There are benefits to hiring a manufacturer/installer. The co-op went with Kelly Windows. Greenbaum had actually worked with them before at the 900-unit Georgetown Mews co-op in Queens, and, he says, the result at Georgetown was "flawless." Beyond that, the board liked that Kelly was both the manufacturer and the installer. "Many companies are just installers. They buy their windows from different manufacturers," says Greenbaum, who adds that when problems subsequently occur, the manufacturer will blame the installer and the installer blames the manufacturer. With Kelly, "Nobody is pointing fingers at anybody."
When Kelly was awarded the job, the board invited the window company, the engineer, the manager, and the board to "a meet and greet" session. The contractor brought window samples, and the shareholders met with the owner of the company, the project manager, the head of the installation team, and some of the installers. Greenbaum and the MGRE site manager, Patricia Ford, were also on hand.

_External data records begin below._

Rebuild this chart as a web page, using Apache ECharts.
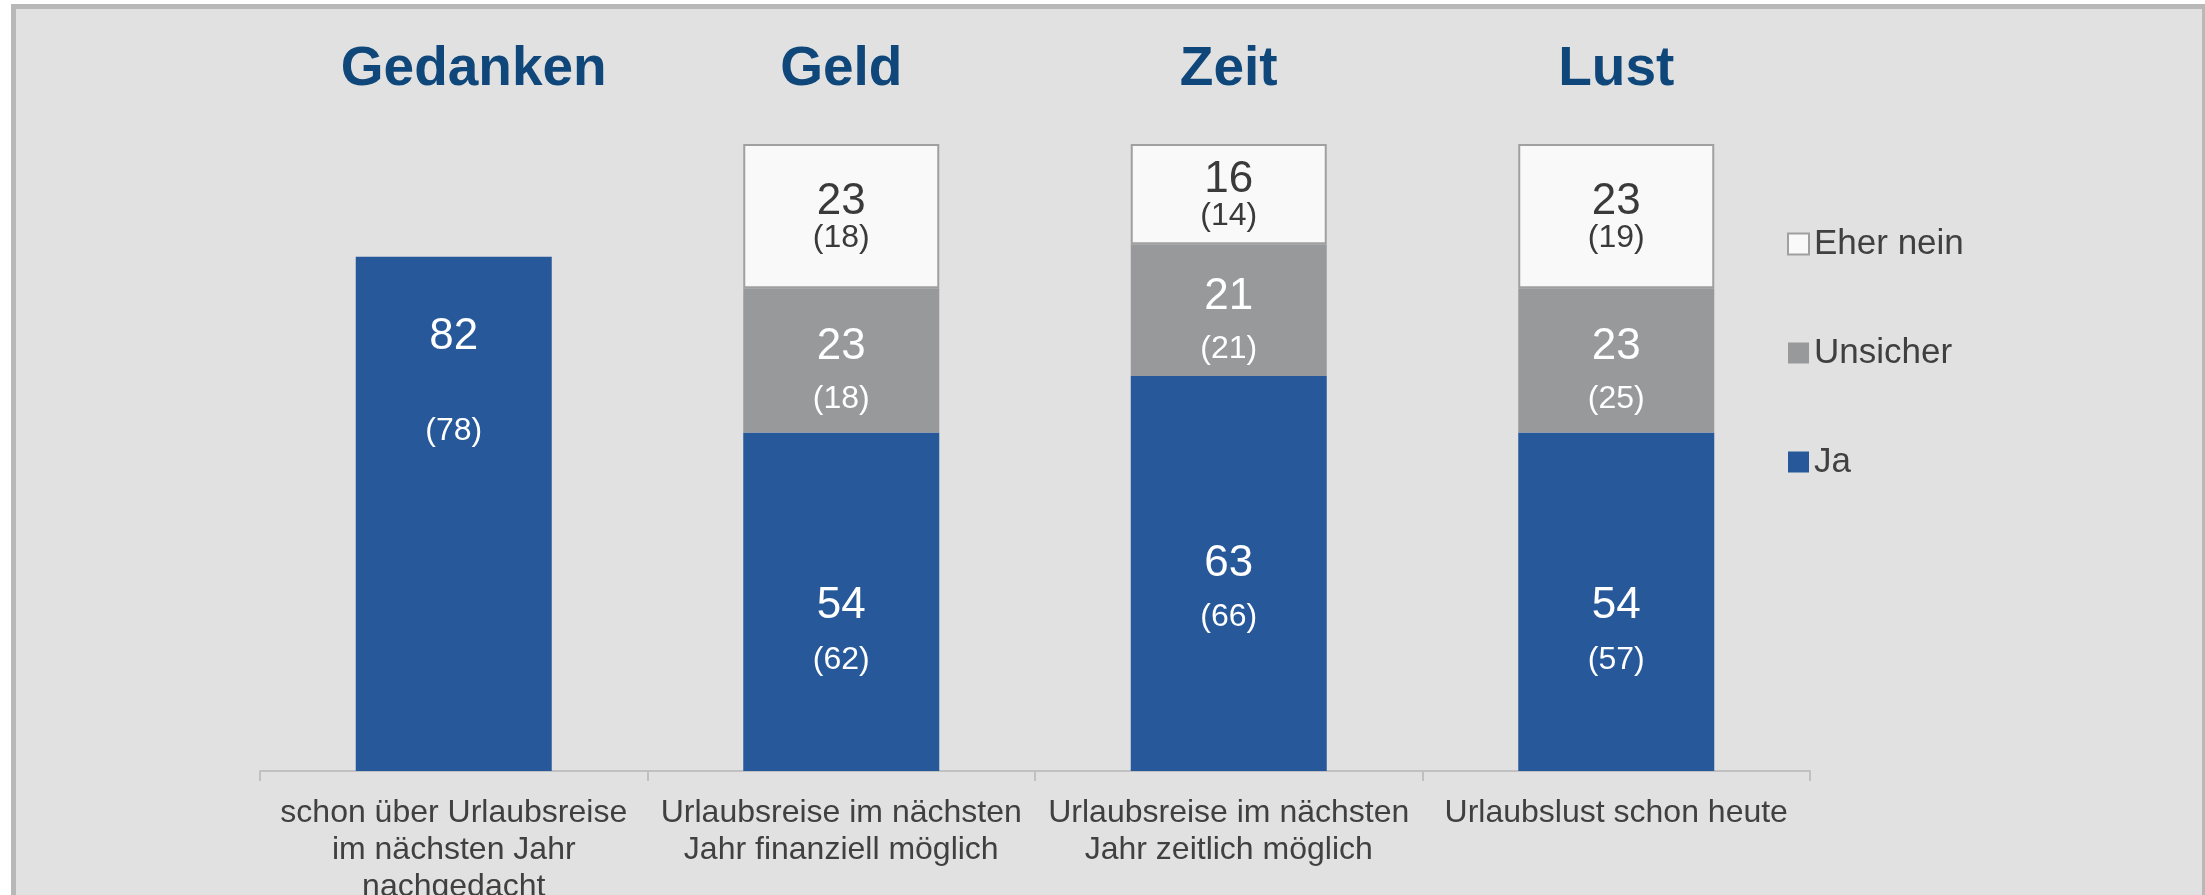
<!DOCTYPE html>
<html>
<head>
<meta charset="utf-8">
<script src="https://cdn.jsdelivr.net/npm/echarts@6/dist/echarts.min.js"></script>
<style>
html, body { margin: 0; padding: 0; background: #ffffff; overflow: hidden; }
#frame {
  position: absolute;
  left: 11px;
  top: 4px;
  width: 2186px;
  height: 1000px;
  border: 5px solid #b8b8b8;
  background-color: #e0e1e0;
}
#main {
  position: absolute;
  left: 0;
  top: 0;
  width: 2205px;
  height: 895px;
}
</style>
</head>
<body>
<div id="frame"></div>
<div id="main"></div>
<script>
// Kategorien (unten) und Stichworte (oben)
var categories = [
  "schon über Urlaubsreise\nim nächsten Jahr\nnachgedacht",
  "Urlaubsreise im nächsten\nJahr finanziell möglich",
  "Urlaubsreise im nächsten\nJahr zeitlich möglich",
  "Urlaubslust schon heute"
];
var topics = ["Gedanken", "Geld", "Zeit", "Lust"];

// aktuelle Werte und Vorjahr (in Klammern)
var ja = [82, 54, 63, 54];
var jaPrev = [78, 62, 66, 57];
var unsicher = [null, 23, 21, 23];
var unsicherPrev = [null, 18, 21, 25];
var eherNein = [null, 23, 16, 23];
var eherNeinPrev = [null, 18, 14, 19];

var FONT = "'Liberation Sans', Arial, sans-serif";

function richFor(color, lhA, lhB) {
  return {
    a: { fontFamily: FONT, fontSize: 44, color: color, lineHeight: lhA },
    b: { fontFamily: FONT, fontSize: 32, color: color, lineHeight: lhB }
  };
}

function labelText(prev) {
  return function (p) {
    if (p.value == null) return "";
    return "{a|" + p.value + "}\n{b|(" + prev[p.dataIndex] + ")}";
  };
}

// erster Balken: Beschriftung oben im Balken, weiter auseinander
// dritter Balken: Beschriftung etwas höher
var jaData = ja.map(function (v, i) {
  if (i === 0) {
    return {
      value: v,
      label: {
        position: "insideTop",
        distance: 33,
        offset: [0, 0],
        rich: richFor("#ffffff", 94, 94)
      }
    };
  }
  if (i === 2) {
    return { value: v, label: { offset: [0, 14] } };
  }
  return v;
});

var Chart = echarts.init(document.getElementById("main"));
Chart.setOption({
  backgroundColor: "transparent",
  animation: false,
  grid: {
    left: 260,
    right: 395,
    top: 144,
    bottom: 124,
    outerBoundsMode: "none"
  },
  legend: {
    orient: "vertical",
    left: 1782,
    top: 221,
    itemWidth: 21,
    itemHeight: 21,
    itemGap: 73,
    icon: "rect",
    data: ["Eher nein", "Unsicher", "Ja"],
    textStyle: {
      fontFamily: FONT,
      fontSize: 35,
      lineHeight: 36,
      color: "#404040"
    }
  },
  xAxis: [
    {
      type: "category",
      data: categories,
      axisLine: { lineStyle: { color: "#c0c0c0", width: 2 } },
      axisTick: { show: true, length: 10, lineStyle: { color: "#c0c0c0", width: 2 } },
      axisLabel: {
        interval: 0,
        margin: 24,
        fontFamily: FONT,
        fontSize: 32,
        lineHeight: 37,
        color: "#404040"
      }
    },
    {
      type: "category",
      position: "top",
      data: topics,
      axisLine: { show: false },
      axisTick: { show: false },
      axisLabel: {
        interval: 0,
        margin: 44,
        fontFamily: FONT,
        fontSize: 55,
        fontWeight: "bold",
        lineHeight: 60,
        color: "#0f477a",
        formatter: function (v, i) {
          return i === 0 ? "{off|" + v + "}" : v;
        },
        rich: {
          off: {
            padding: [0, 0, 0, 40],
            fontFamily: FONT,
            fontSize: 55,
            fontWeight: "bold",
            lineHeight: 60,
            color: "#0f477a"
          }
        }
      }
    }
  ],
  yAxis: {
    type: "value",
    min: 0,
    max: 100,
    show: false,
    splitLine: { show: false }
  },
  series: [
    {
      name: "Ja",
      type: "bar",
      stack: "s",
      barWidth: 196,
      data: jaData,
      itemStyle: { color: "#26589a" },
      label: {
        show: true,
        position: "inside",
        offset: [0, 28],
        formatter: labelText(jaPrev),
        rich: richFor("#ffffff", 60, 48)
      }
    },
    {
      name: "Unsicher",
      type: "bar",
      stack: "s",
      barWidth: 196,
      data: unsicher,
      itemStyle: { color: "#98999b" },
      label: {
        show: true,
        position: "inside",
        offset: [0, 10],
        formatter: labelText(unsicherPrev),
        rich: richFor("#ffffff", 58, 46)
      }
    },
    {
      name: "Eher nein",
      type: "bar",
      stack: "s",
      barWidth: 196,
      data: eherNein,
      itemStyle: { color: "#f9f9f9", borderColor: "#a0a0a0", borderWidth: 2 },
      label: {
        show: true,
        position: "inside",
        offset: [0, 2],
        formatter: labelText(eherNeinPrev),
        rich: richFor("#3a3a3a", 40, 32)
      }
    }
  ]
});
</script>
</body>
</html>
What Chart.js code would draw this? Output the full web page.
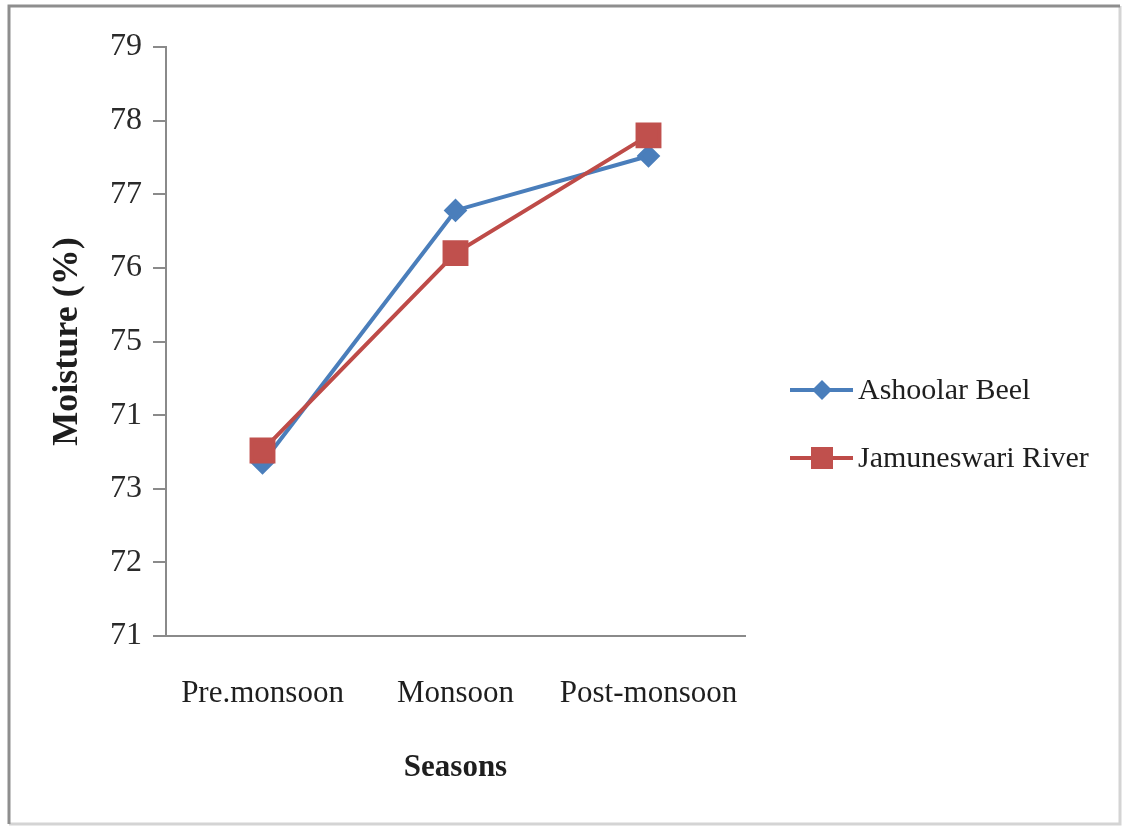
<!DOCTYPE html>
<html>
<head>
<meta charset="utf-8">
<script src="https://cdn.jsdelivr.net/npm/chart.js@4/dist/chart.umd.min.js"></script>
<style>
  html, body { margin: 0; padding: 0; background: #fff; }
  #wrap { width: 1125px; height: 831px; position: relative; }
</style>
</head>
<body>
<div id="wrap"><canvas id="moistureChart" width="1125" height="831"></canvas></div>
<script>
const seasons = ["Pre.monsoon", "Monsoon", "Post-monsoon"];
const ashoolarBeel = [73.35, 76.78, 77.52];
const jamuneswariRiver = [73.52, 76.2, 77.8];
// tick labels bottom to top, as printed (the 74 reads "71" in the original)
const yTickLabels = ["71", "72", "73", "71", "75", "76", "77", "78", "79"];

const serif = "'Liberation Serif', 'Times New Roman', serif";

// frame round the whole picture
const framePlugin = {
  id: "frame",
  beforeDraw(chart) {
    const c = chart.ctx;
    c.save();
    c.fillStyle = "#fff";
    c.fillRect(0, 0, chart.width, chart.height);
    c.lineWidth = 3;
    c.strokeStyle = "#d4d4d4";
    c.beginPath();
    c.moveTo(1120, 6); c.lineTo(1120, 824); c.lineTo(9, 824);
    c.stroke();
    c.strokeStyle = "#8e8e8e";
    c.beginPath();
    c.moveTo(9, 824); c.lineTo(9, 6); c.lineTo(1120, 6);
    c.stroke();
    c.restore();
  }
};

// legend on the right: line + marker + label
const legendPlugin = {
  id: "sideLegend",
  afterDraw(chart) {
    const c = chart.ctx;
    const ys = [390, 458];
    chart.data.datasets.forEach((ds, i) => {
      const y = ys[i];
      c.save();
      c.strokeStyle = ds.borderColor;
      c.lineWidth = 4;
      c.beginPath();
      c.moveTo(790, y);
      c.lineTo(853, y);
      c.stroke();
      c.fillStyle = ds.pointBackgroundColor;
      c.beginPath();
      if (ds.pointStyle === "rectRot") {
        c.moveTo(822, y - 10); c.lineTo(832, y); c.lineTo(822, y + 10); c.lineTo(812, y);
      } else {
        c.rect(811, y - 11, 22, 22);
      }
      c.fill();
      c.fillStyle = "#1e1e1e";
      c.font = "30px " + serif;
      c.textBaseline = "middle";
      c.fillText(ds.label, 858, y + 1);
      c.restore();
    });
  }
};

new Chart(document.getElementById("moistureChart"), {
  type: "line",
  data: {
    labels: seasons,
    datasets: [
      {
        label: "Ashoolar Beel",
        data: ashoolarBeel,
        borderColor: "#4a7ebb",
        backgroundColor: "#4a7ebb",
        pointBackgroundColor: "#4a7ebb",
        pointBorderColor: "#4a7ebb",
        borderWidth: 4,
        pointStyle: "rectRot",
        pointRadius: 9,
        tension: 0,
        order: 1
      },
      {
        label: "Jamuneswari River",
        data: jamuneswariRiver,
        borderColor: "#be4b48",
        backgroundColor: "#be4b48",
        pointBackgroundColor: "#c0504d",
        pointBorderColor: "#c0504d",
        borderWidth: 4,
        pointStyle: "rect",
        pointRadius: 15.5,
        tension: 0,
        order: 0
      }
    ]
  },
  options: {
    responsive: false,
    animation: false,
    layout: { padding: { left: 0, top: 47, right: 380, bottom: 0 } },
    plugins: {
      legend: { display: false },
      tooltip: { enabled: false }
    },
    scales: {
      x: {
        offset: true,
        afterFit(scale) { scale.height = 831 - 636; },
        grid: { display: false, drawTicks: false },
        border: { display: true, color: "#8a8a8a", width: 2 },
        ticks: {
          color: "#1e1e1e",
          padding: 39,
          font: { family: serif, size: 31 },
          maxRotation: 0
        },
        title: {
          display: true,
          text: "Seasons",
          color: "#1e1e1e",
          font: { family: serif, size: 31, weight: "bold" },
          padding: { top: 44, bottom: 44 }
        }
      },
      y: {
        min: 71,
        max: 79,
        afterFit(scale) { scale.width = 166; },
        grid: { drawOnChartArea: false, drawTicks: true, tickLength: 13, color: "#8a8a8a", lineWidth: 2 },
        border: { display: true, color: "#8a8a8a", width: 2 },
        ticks: {
          stepSize: 1,
          color: "#2a2a2a",
          padding: 11,
          font: { family: serif, size: 32 },
          callback: (v, i) => yTickLabels[i]
        },
        title: {
          display: true,
          text: "Moisture (%)",
          color: "#1e1e1e",
          font: { family: serif, size: 36, weight: "bold" },
          padding: { top: 46, bottom: 46 }
        }
      }
    }
  },
  plugins: [framePlugin, legendPlugin]
});
</script>
</body>
</html>
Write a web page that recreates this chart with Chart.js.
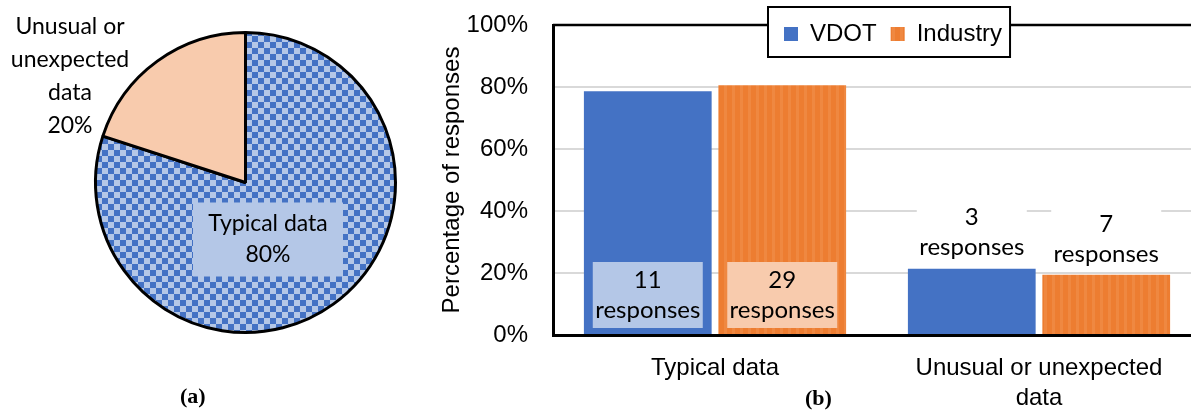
<!DOCTYPE html>
<html>
<head>
<meta charset="utf-8">
<script src="https://cdn.jsdelivr.net/npm/chart.js@4.4.1/dist/chart.umd.min.js"></script>
<style>
  html, body { margin: 0; padding: 0; background: #fff; width: 1191px; height: 411px; overflow: hidden; }
  #pieBox { position: absolute; left: 0; top: 0; width: 400px; height: 411px; }
  #barBox { position: absolute; left: 400px; top: 0; width: 811px; height: 411px; }
  .cap { position: absolute; font-family: "Liberation Serif", serif; font-weight: bold; font-size: 22px; line-height: 22px; color: #000; }
</style>
</head>
<body>
<div id="pieBox"><canvas id="pieChart" width="400" height="411"></canvas></div>
<div id="barBox"><canvas id="barChart" width="811" height="411"></canvas></div>
<div class="cap" style="left:180px; top:385px;">(a)</div>
<div class="cap" style="left:805px; top:387px;">(b)</div>
<script>
// pie (a)
const pieLabels = [['Typical data'], ['Unusual or', 'unexpected', 'data']];
const pieShares = [80, 20];

// bars (b)
const barCategories = ['Typical data', ['Unusual or unexpected', 'data']];
const seriesNames = ['VDOT', 'Industry'];
const vdotPct = [78.6, 21.4];
const industryPct = [80.6, 19.4];
const vdotCounts = [11, 3];
const industryCounts = [29, 7];
const yTicks = [0, 20, 40, 60, 80, 100];

const blue = '#4472C4';
const lightBlue = '#B4C7E7';
const orange = '#ED7D31';
const lightOrange = '#F8CBAD';

function checker(c1, c2, size) {
  const cv = document.createElement('canvas');
  cv.width = cv.height = size * 2;
  const g = cv.getContext('2d');
  g.fillStyle = c1;
  g.fillRect(0, 0, size * 2, size * 2);
  g.fillStyle = c2;
  g.fillRect(0, 0, size, size);
  g.fillRect(size, size, size, size);
  return g.createPattern(cv, 'repeat');
}

function stripes(c1, c2) {
  const cv = document.createElement('canvas');
  cv.width = 8; cv.height = 8;
  const g = cv.getContext('2d');
  g.fillStyle = c1;
  g.fillRect(0, 0, 8, 8);
  g.fillStyle = c2;
  g.fillRect(4, 0, 3, 8);
  return g.createPattern(cv, 'repeat');
}

const pieLabelPlugin = {
  id: 'pieLabels',
  afterDatasetsDraw(chart) {
    const ctx = chart.ctx;
    const arcs = chart.getDatasetMeta(0).data;
    ctx.save();
    ctx.font = '23px Lato';
    ctx.textAlign = 'center';
    ctx.textBaseline = 'middle';
    arcs.forEach((arc, i) => {
      const r = arc.outerRadius;
      const lines = pieLabels[i].concat(pieShares[i] + '%');
      let cx, cy, lh;
      if (i === 0) {
        // label sits inside the slice on a light box
        cx = arc.x + 0.15 * r;
        cy = arc.y + 0.38 * r;
        lh = 31;
        ctx.fillStyle = lightBlue;
        ctx.fillRect(cx - 75, cy - 37, 150, 74);
      } else {
        cx = arc.x - 1.17 * r;
        cy = arc.y - 0.71 * r;
        lh = 33;
      }
      ctx.fillStyle = '#000';
      lines.forEach((t, k) => ctx.fillText(t, cx, cy + (k - (lines.length - 1) / 2) * lh));
    });
    ctx.restore();
  }
};

new Chart(document.getElementById('pieChart'), {
  type: 'pie',
  data: {
    labels: pieLabels.map(l => l.join(' ')),
    datasets: [{
      data: pieShares,
      backgroundColor: [checker(lightBlue, blue, 6), lightOrange],
      borderColor: '#000',
      borderWidth: 3
    }]
  },
  options: {
    responsive: false,
    animation: false,
    layout: { padding: { left: 94, top: 31, right: 3, bottom: 77 } },
    plugins: { legend: { display: false }, tooltip: { enabled: false } }
  },
  plugins: [pieLabelPlugin]
});

const frameAndLegend = {
  id: 'frameAndLegend',
  afterLayout(chart) {
    // legend overlaps the top edge of the plot, like the original
    const lg = chart.legend;
    const h = lg.height;
    lg.left = 370;
    lg.right = 370 + 300;
    lg.top = 8;
    lg.bottom = 8 + h;
  },
  beforeDraw(chart) {
    const { ctx, chartArea } = chart;
    ctx.save();
    ctx.strokeStyle = '#000';
    ctx.lineWidth = 2.5;
    ctx.beginPath();
    ctx.moveTo(chartArea.left, chartArea.top);
    ctx.lineTo(chart.width, chartArea.top);
    ctx.stroke();
    const hb = chart.legend.legendHitBoxes;
    if (hb && hb.length) {
      const last = hb[hb.length - 1];
      const l = hb[0].left - 16;
      const r = last.left + last.width + 8;
      ctx.fillStyle = '#fff';
      ctx.fillRect(l, 7, r - l, 50);
      ctx.lineWidth = 2;
      ctx.strokeRect(l, 7, r - l, 50);
    }
    ctx.restore();
  }
};

const barLabels = {
  id: 'barLabels',
  afterDatasetsDraw(chart) {
    const ctx = chart.ctx;
    const lightFill = [lightBlue, lightOrange];
    ctx.save();
    ctx.font = '24px Lato';
    ctx.textAlign = 'center';
    ctx.textBaseline = 'middle';
    chart.data.datasets.forEach((ds, di) => {
      chart.getDatasetMeta(di).data.forEach((bar, i) => {
        const inside = ds.data[i] > 50;
        const w = 110, h = 66;
        const cy = inside ? bar.base - 6 - h / 2 : bar.y - 3 - h / 2;
        ctx.fillStyle = inside ? lightFill[di] : '#fff';
        ctx.fillRect(bar.x - w / 2, cy - h / 2, w, h);
        ctx.fillStyle = '#000';
        ctx.fillText(String(ds.counts[i]), bar.x, cy - 15);
        ctx.fillText('responses', bar.x, cy + 15);
      });
    });
    ctx.restore();
  }
};

const axisFont = { family: '"Liberation Sans", Arial, sans-serif', size: 24 };

const barOptions = {
  responsive: false,
  animation: false,
  layout: { padding: { left: 0, right: 10, top: 0, bottom: 0 } },
  datasets: { bar: { barPercentage: 0.95, categoryPercentage: 0.83 } },
  scales: {
    x: {
      grid: { display: false, drawTicks: false },
      border: { color: '#000', width: 3 },
      ticks: { font: { ...axisFont, lineHeight: 1.25 }, color: '#000', padding: 18, maxRotation: 0 },
      afterFit: s => { s.height = 76; }
    },
    y: {
      min: 0,
      max: 100,
      afterBuildTicks: s => { s.ticks = yTicks.map(v => ({ value: v })); },
      ticks: { font: axisFont, color: '#000', padding: 0, callback: v => v + '%' },
      grid: {
        drawTicks: true,
        tickLength: 25,
        tickColor: 'rgba(0,0,0,0)',
        lineWidth: 2,
        color: c => (c.tick && c.tick.value > 0 && c.tick.value < 100) ? '#D9D9D9' : 'rgba(0,0,0,0)'
      },
      border: { color: '#000', width: 3 },
      title: { display: true, text: 'Percentage of responses', font: axisFont, color: '#000', padding: { top: 38, bottom: 0 } },
      afterFit: s => { s.width = 153; }
    }
  },
  plugins: {
    legend: {
      position: 'top',
      align: 'start',
      labels: { font: axisFont, color: '#000', boxWidth: 14, boxHeight: 14, padding: 14 }
    },
    tooltip: { enabled: false }
  }
};

const barChart = new Chart(document.getElementById('barChart'), {
  type: 'bar',
  data: {
    labels: barCategories,
    datasets: [
      { label: seriesNames[0], data: vdotPct, counts: vdotCounts, backgroundColor: blue },
      { label: seriesNames[1], data: industryPct, counts: industryCounts, backgroundColor: stripes(orange, '#EF8841') }
    ]
  },
  options: barOptions,
  plugins: [frameAndLegend, barLabels]
});

// pull the plot top up to where the original frame sits
for (let k = 0; k < 3 && Math.abs(barChart.chartArea.top - 25) > 0.5; k++) {
  barOptions.layout.padding.top += 25 - barChart.chartArea.top;
  barChart.update();
}
</script>
</body>
</html>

It is important to brief the residents before the job. "We explained the window, how it's going in, how we're going to take on the job, what the company will do, what they need to do prepare," says Greenbaum. "A window job is somewhat intrusive, but if it was clearly communicated then everybody understood what the job was supposed to be. You have to gain access to every apartment, and they have to make a clear path. They have to take off their blinds and window treatments. Some of them have window air-conditioning units, and furniture in the way. It's a very intrusive job, so we needed the cooperation of all the shareholders. We gave them a couple of weeks advance notice."
An experienced professional can reduce anxiety. The meeting and Greenbaum's personal involvement were crucial to the smooth running of the job, says the manager. "I wanted to be involved because [my experience in doing these jobs is reassuring]. Also, I've always believed that if you communicate properly, the fear of the unknown is taken out of the job. Nobody goes, 'Oh my God, I know I'm going to get windows, but who's the installer?' How much can you put in a letter? When you really hold, touch, and open and close the window, it's better than getting just a letter or an e-mail."
The $450,000 job was initially going to be financed through a special assessment, but after the first three months of assessments had been levied, interest rates dropped and the board refinanced its underlying mortgage, using the extra money to pay off the rest of the project. The work began in September and was finished in December.